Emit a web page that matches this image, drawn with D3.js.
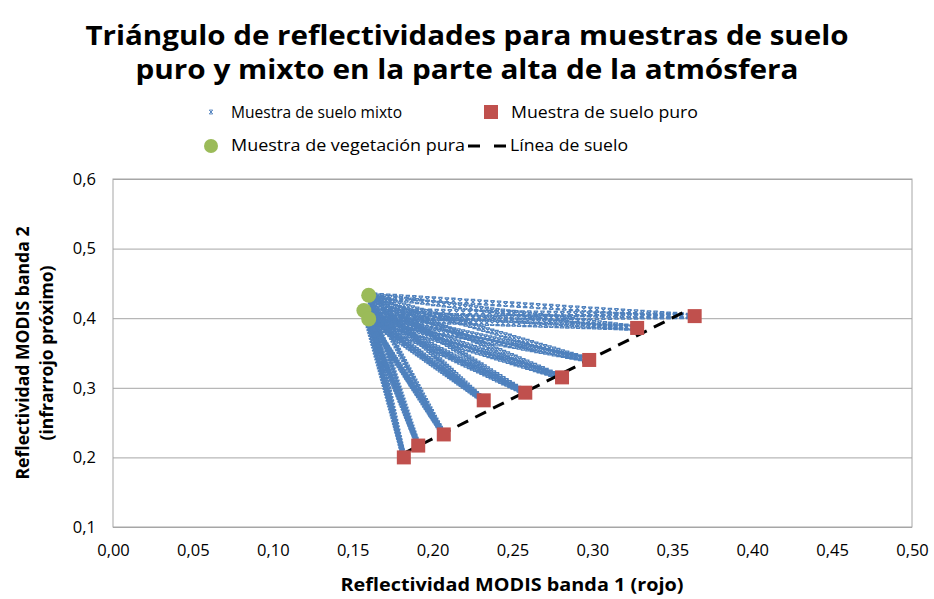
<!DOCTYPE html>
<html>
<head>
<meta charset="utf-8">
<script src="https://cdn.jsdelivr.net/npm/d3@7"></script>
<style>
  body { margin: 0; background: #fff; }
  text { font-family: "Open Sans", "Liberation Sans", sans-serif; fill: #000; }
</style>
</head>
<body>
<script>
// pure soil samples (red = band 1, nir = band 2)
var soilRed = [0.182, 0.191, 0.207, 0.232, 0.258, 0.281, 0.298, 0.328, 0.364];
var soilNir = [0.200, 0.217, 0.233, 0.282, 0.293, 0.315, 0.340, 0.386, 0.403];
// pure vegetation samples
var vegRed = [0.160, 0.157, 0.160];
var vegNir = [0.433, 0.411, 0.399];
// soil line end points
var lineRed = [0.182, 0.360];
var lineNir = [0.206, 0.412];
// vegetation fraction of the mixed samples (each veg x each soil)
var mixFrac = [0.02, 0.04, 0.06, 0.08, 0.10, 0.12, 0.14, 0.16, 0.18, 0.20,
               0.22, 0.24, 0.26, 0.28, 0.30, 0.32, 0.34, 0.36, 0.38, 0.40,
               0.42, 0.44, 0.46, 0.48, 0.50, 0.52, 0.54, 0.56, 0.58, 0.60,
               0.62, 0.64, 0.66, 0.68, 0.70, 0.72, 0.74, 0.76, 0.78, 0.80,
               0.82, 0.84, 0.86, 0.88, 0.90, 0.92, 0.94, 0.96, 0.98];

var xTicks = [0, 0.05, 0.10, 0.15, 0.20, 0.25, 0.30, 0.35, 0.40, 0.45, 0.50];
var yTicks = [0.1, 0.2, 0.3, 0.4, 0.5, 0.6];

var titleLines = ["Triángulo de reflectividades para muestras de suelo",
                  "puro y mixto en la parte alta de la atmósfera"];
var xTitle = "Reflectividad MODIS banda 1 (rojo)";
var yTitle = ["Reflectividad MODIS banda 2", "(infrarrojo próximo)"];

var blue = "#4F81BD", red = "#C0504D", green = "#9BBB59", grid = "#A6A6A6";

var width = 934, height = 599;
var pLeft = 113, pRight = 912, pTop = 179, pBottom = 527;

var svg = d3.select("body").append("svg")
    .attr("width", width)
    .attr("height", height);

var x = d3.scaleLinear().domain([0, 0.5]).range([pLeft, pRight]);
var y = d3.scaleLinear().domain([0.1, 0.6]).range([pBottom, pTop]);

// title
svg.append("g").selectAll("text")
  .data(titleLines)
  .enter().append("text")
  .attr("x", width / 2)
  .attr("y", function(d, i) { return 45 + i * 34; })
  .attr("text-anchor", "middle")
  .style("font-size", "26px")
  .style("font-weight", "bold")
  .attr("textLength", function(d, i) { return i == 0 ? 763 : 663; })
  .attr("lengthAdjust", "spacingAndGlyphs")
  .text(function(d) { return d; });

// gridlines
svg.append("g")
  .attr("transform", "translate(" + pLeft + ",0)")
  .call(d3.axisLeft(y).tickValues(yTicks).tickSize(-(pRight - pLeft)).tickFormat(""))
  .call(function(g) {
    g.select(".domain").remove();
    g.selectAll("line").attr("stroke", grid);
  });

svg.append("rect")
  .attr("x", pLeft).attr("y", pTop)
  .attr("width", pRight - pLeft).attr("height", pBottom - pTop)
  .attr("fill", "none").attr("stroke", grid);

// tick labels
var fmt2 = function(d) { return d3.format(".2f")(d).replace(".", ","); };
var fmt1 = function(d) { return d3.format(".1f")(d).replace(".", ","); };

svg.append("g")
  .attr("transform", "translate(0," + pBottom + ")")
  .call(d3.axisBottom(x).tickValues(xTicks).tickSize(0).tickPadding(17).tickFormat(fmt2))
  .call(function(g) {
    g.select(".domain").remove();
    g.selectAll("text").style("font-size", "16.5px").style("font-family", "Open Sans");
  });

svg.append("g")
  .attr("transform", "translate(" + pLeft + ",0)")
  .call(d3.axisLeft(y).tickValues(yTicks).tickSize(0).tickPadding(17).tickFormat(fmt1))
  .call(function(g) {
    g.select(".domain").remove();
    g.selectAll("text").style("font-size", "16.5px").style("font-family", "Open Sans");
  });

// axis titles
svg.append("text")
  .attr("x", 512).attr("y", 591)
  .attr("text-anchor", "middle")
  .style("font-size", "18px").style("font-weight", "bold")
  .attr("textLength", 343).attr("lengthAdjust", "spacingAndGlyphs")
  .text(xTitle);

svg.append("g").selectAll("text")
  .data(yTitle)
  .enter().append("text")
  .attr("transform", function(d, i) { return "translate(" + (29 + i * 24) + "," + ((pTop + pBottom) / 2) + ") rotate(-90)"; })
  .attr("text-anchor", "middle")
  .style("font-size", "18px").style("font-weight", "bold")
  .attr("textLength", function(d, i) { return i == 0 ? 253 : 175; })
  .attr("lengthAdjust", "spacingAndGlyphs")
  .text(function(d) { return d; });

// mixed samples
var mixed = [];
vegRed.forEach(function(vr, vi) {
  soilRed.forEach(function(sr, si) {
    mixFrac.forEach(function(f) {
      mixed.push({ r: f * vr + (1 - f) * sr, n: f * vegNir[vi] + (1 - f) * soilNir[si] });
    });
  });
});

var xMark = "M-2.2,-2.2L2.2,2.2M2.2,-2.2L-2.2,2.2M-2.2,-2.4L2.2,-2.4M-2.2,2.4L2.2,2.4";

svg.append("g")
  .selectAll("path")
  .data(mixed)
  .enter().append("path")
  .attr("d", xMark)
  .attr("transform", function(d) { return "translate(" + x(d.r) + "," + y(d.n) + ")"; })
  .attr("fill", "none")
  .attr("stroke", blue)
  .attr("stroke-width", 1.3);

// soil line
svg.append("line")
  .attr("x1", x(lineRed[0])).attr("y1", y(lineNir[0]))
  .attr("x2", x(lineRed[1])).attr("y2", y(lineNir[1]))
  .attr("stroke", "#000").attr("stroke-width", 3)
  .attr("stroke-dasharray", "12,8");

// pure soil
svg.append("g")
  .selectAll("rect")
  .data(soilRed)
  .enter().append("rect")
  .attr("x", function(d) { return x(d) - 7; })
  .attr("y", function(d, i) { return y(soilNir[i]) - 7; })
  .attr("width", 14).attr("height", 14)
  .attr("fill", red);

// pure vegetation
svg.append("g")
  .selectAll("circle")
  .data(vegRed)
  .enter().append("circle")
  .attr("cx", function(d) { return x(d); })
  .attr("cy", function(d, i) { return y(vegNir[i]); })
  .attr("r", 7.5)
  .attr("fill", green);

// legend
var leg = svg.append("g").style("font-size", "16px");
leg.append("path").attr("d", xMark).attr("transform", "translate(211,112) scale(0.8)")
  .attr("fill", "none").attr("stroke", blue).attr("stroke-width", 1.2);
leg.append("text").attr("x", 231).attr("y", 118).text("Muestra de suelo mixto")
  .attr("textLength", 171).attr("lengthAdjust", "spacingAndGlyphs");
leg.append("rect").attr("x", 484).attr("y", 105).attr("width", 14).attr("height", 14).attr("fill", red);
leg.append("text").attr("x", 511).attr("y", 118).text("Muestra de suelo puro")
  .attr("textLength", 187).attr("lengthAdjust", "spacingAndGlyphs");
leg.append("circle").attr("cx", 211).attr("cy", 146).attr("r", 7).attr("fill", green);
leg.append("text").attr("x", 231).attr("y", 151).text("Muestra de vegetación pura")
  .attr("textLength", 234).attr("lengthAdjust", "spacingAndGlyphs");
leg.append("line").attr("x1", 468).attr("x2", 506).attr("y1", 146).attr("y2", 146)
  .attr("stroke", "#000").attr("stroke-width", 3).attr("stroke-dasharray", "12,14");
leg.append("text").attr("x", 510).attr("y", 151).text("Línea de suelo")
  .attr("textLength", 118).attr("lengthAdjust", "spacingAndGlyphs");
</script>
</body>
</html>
···
Return, unchanged, the lines from the first line of the material through the line that holds "d3.scaleLinear().domain([0.1, 0.6]).range([pBottom, pTop]);", inclusive, omitting pictures.

Completed task:
Emit a web page that matches this image, drawn with D3.js.
<!DOCTYPE html>
<html>
<head>
<meta charset="utf-8">
<script src="https://cdn.jsdelivr.net/npm/d3@7"></script>
<style>
  body { margin: 0; background: #fff; }
  text { font-family: "Open Sans", "Liberation Sans", sans-serif; fill: #000; }
</style>
</head>
<body>
<script>
// pure soil samples (red = band 1, nir = band 2)
var soilRed = [0.182, 0.191, 0.207, 0.232, 0.258, 0.281, 0.298, 0.328, 0.364];
var soilNir = [0.200, 0.217, 0.233, 0.282, 0.293, 0.315, 0.340, 0.386, 0.403];
// pure vegetation samples
var vegRed = [0.160, 0.157, 0.160];
var vegNir = [0.433, 0.411, 0.399];
// soil line end points
var lineRed = [0.182, 0.360];
var lineNir = [0.206, 0.412];
// vegetation fraction of the mixed samples (each veg x each soil)
var mixFrac = [0.02, 0.04, 0.06, 0.08, 0.10, 0.12, 0.14, 0.16, 0.18, 0.20,
               0.22, 0.24, 0.26, 0.28, 0.30, 0.32, 0.34, 0.36, 0.38, 0.40,
               0.42, 0.44, 0.46, 0.48, 0.50, 0.52, 0.54, 0.56, 0.58, 0.60,
               0.62, 0.64, 0.66, 0.68, 0.70, 0.72, 0.74, 0.76, 0.78, 0.80,
               0.82, 0.84, 0.86, 0.88, 0.90, 0.92, 0.94, 0.96, 0.98];

var xTicks = [0, 0.05, 0.10, 0.15, 0.20, 0.25, 0.30, 0.35, 0.40, 0.45, 0.50];
var yTicks = [0.1, 0.2, 0.3, 0.4, 0.5, 0.6];

var titleLines = ["Triángulo de reflectividades para muestras de suelo",
                  "puro y mixto en la parte alta de la atmósfera"];
var xTitle = "Reflectividad MODIS banda 1 (rojo)";
var yTitle = ["Reflectividad MODIS banda 2", "(infrarrojo próximo)"];

var blue = "#4F81BD", red = "#C0504D", green = "#9BBB59", grid = "#A6A6A6";

var width = 934, height = 599;
var pLeft = 113, pRight = 912, pTop = 179, pBottom = 527;

var svg = d3.select("body").append("svg")
    .attr("width", width)
    .attr("height", height);

var x = d3.scaleLinear().domain([0, 0.5]).range([pLeft, pRight]);
var y = d3.scaleLinear().domain([0.1, 0.6]).range([pBottom, pTop]);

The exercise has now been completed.